Tastings, cookery courses and culinary outings

 

Cookery courses at the Maison de Fogasses in Avignon

Across the seasons, the Maison de Fogasses organizes culinary workshops and morning-long culinary experiences with their resident chefs, plus specially invited chefs, focusing on authentic cuisine and traditional family cooking. The produce is sourced from local artisan suppliers. Themes covered include pâtisserie workshops, cooking like grandma, the story of spices, the secrets of coffee and its roasting, high-quality varieties of coffee, detox cuisine, after-work cocktails and vin sur vingt, the last dedicated to wine. You need to reserve in advance for workshops and they cater for 8 to 12 people. They take place in a magical spot in the heart of the papal city of Avignon and the workshops include spending more time with the top chefs involved by sharing the meal that you’ve prepared together.

 

Visit producers of Provençal sweet specialities

The aroma of honey, almonds, sugar syrup and cocoa floats in the air in the workshop. Each craft confectioner here has their own cauldron! Slices of melon, cherries, plums and pears are plunged into a sugary bath and emerge as fruits confits, candied fruit that melt in the mouth.
The almonds impart their crunch to the nougat produced in these parts. As to honey, be it filled with the flavours of lavender or of the garrigue (the Languedoc’s herb-covered shrubland), it’s greatly enjoyed by the people of Provence not just for its delicious taste but also for its health benefits. In Carpentras, the famed boiled sweets known as berlingots come in mint, strawberry and typical Provençal aniseed flavours, among others. You can seek out the craft producers of all these sweet treats, as they happily open their workshops to visitors.

 

Provençal cookery workshops at Jean Martin’s

A few kilometres from the heart of the Parc Naturel Régional des Alpilles (just 20km from the ViaRhôna cycle route), take part in the creation and presentation of original recipes with the chef of the Maison Jean Martin, a firm specialized in making readymade typical Provençal dishes and olive products from the Vallée des Baux.
www.jeanmartin.fr

 

Discovering the profession of rearing shellfish…

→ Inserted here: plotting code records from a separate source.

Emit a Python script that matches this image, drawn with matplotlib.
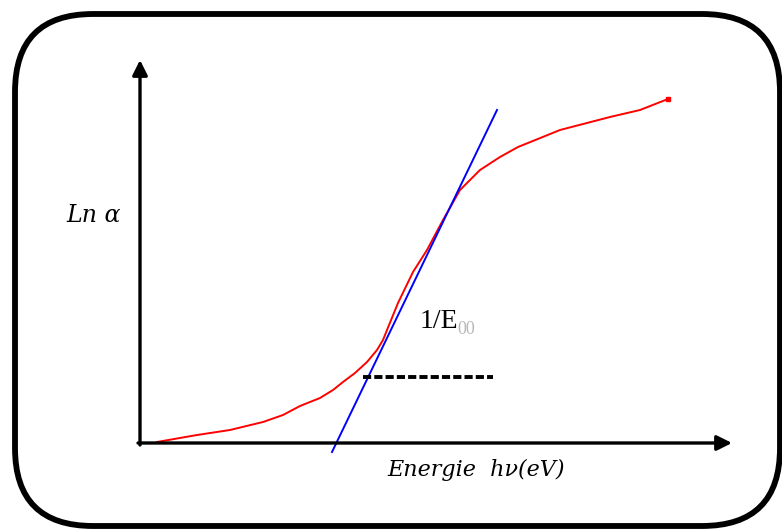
import matplotlib
matplotlib.use("Agg")
import matplotlib.pyplot as plt
from matplotlib.patches import FancyBboxPatch

plt.rcParams['font.family'] = ['Liberation Serif', 'DejaVu Serif']

# absorption edge: ln(alpha) against photon energy (arbitrary units)
energy = [0.17, 0.57, 0.90, 1.23, 1.43, 1.60, 1.80, 1.93, 2.03, 2.15,
          2.27, 2.37, 2.43, 2.47, 2.58, 2.73, 2.87, 3.03, 3.20, 3.40,
          3.60, 3.78, 4.20, 4.70, 5.00, 5.28]
ln_alpha = [0.01, 0.08, 0.13, 0.21, 0.28, 0.37, 0.45, 0.53, 0.61, 0.70,
            0.81, 0.93, 1.03, 1.13, 1.40, 1.71, 1.93, 2.23, 2.53, 2.73,
            2.86, 2.96, 3.13, 3.26, 3.33, 3.44]

# tangent through the exponential (Urbach) part
tangent_x = [1.92, 3.57]
tangent_y = [-0.09, 3.33]

# horizontal reference segment for the slope
step_x = [2.23, 3.53]
step_y = [0.66, 0.66]

X_MAX, Y_MAX = 5.92, 3.83

fig = plt.figure(figsize=(7.82, 5.29), dpi=100)

# frame with rounded corners
bg = fig.add_axes([0, 0, 1, 1])
bg.set_xlim(0, 782)
bg.set_ylim(529, 0)
bg.axis('off')
frame = FancyBboxPatch((15, 14), 765, 512,
                       boxstyle="round,pad=0,rounding_size=78",
                       fc='white', ec='black', lw=4.2)
bg.add_patch(frame)

ax = fig.add_axes([140 / 782, (529 - 443) / 529, 592 / 782, 383 / 529])
ax.set_xlim(0, X_MAX)
ax.set_ylim(0, Y_MAX)
ax.axis('off')

arrow = dict(arrowstyle='-|>,head_length=0.9,head_width=0.45',
             color='black', lw=2.4, shrinkA=0, shrinkB=0)
ax.annotate('', xy=(X_MAX, 0), xytext=(-0.02, 0), arrowprops=arrow,
            annotation_clip=False)
ax.annotate('', xy=(0, Y_MAX), xytext=(0, -0.02), arrowprops=arrow,
            annotation_clip=False)

ax.plot(energy, ln_alpha, color='red', lw=1.4, clip_on=False)
ax.plot(energy[-1], ln_alpha[-1], marker='s', ms=3.5, color='red',
        clip_on=False)
ax.plot(tangent_x, tangent_y, color='blue', lw=1.4, clip_on=False)
ax.plot(step_x, step_y, color='black', lw=2.8, linestyle=(0, (2.1, 0.8)),
        solid_capstyle='butt')

label_font = dict(family=['DejaVu Serif'], style='italic')
ax.text(-0.74, 2.28, 'Ln α', fontsize=17, ha='left', va='center',
        **label_font)
ax.text(2.47, -0.27, 'Energie  hν(eV)', fontsize=16, ha='left',
        va='center', **label_font)
ax.text(2.80, 1.21, '1/E', fontsize=20, ha='left', va='center')
ax.text(3.17, 1.14, '00', fontsize=13, color='#b8b8b8', ha='left',
        va='center')

fig.savefig('out.png', dpi=100)
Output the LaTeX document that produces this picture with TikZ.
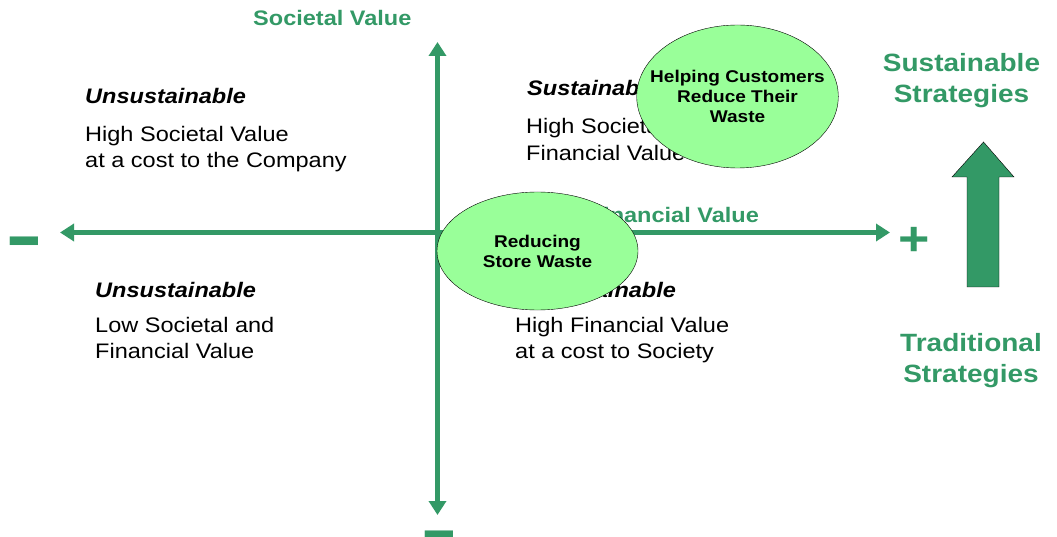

At Port-Saint-Louis-du-Rhône, rearing shellfish is the traditional activity par excellence. The mussels of Carteau come from the Bay of Carteau southwest of town and prove very tasty and fleshy. They sell well across Europe thanks to their quality and freshness.
The Ferrigno family company has been going for three generations and runs the only French seafood cannery on the Mediterranean coast. By advanced request, you can visit the shellfish filtration and purification centre and the cannery, plus there’s the possibility of a tasting out of doors, weather permitting. Get further information at: http://www.ferrignosa.com/

 

Gourmet break in the Rhône Valley (Vaucluse) 4 days / 3 nights

Luxury, craft and a condensed experience of Provençal life are all on the cards during this special break in the midst of splendid vine country, in the heart of the Dentelles de Montmirail hills. You’ll stay in the gorgeous village of Beaumes-de-Venise, in a gem of a B&B, located in an old house that has been magnificently restored. Then comes your programme of activities: a private cookery class run by a chef in your hosts’ kitchen; a cycling outing on an electric bike taking in the breathtaking scenery; and a driving tour through the vineyards with a chauffeur who knows their wines and takes you on a visit to fine cellars. Although you’ll only be away for 3 nights, you’ll do so much that you’ll feel more like you’ve been away a fortnight!

www.provenceguide.com

 

Gourmet short break in the Pays de Thau (from Sète to Bouzigues)

Stay in exceptional watery surrounds, between the Mediterranean and the Etang de Thau lagoon, with the intriguing canals of Sète between the two. Your accommodation will be either in a fine B&B or a charming hotel. Explore the two local gastronomic capitals, the ports of Sète and Bouzigues. Climbing Sète’s hill, admire the grand views from the top of the Mont-Saint-Clair, while down by the sea, wander around the fishermen’s village at the Pointe Courte headland. Next, head along the coast to Frontignan to taste its reputed sweet Muscat wine. Then it’s on to Bouzigues, a port on the Etang de Thau dedicated to rearing shellfish.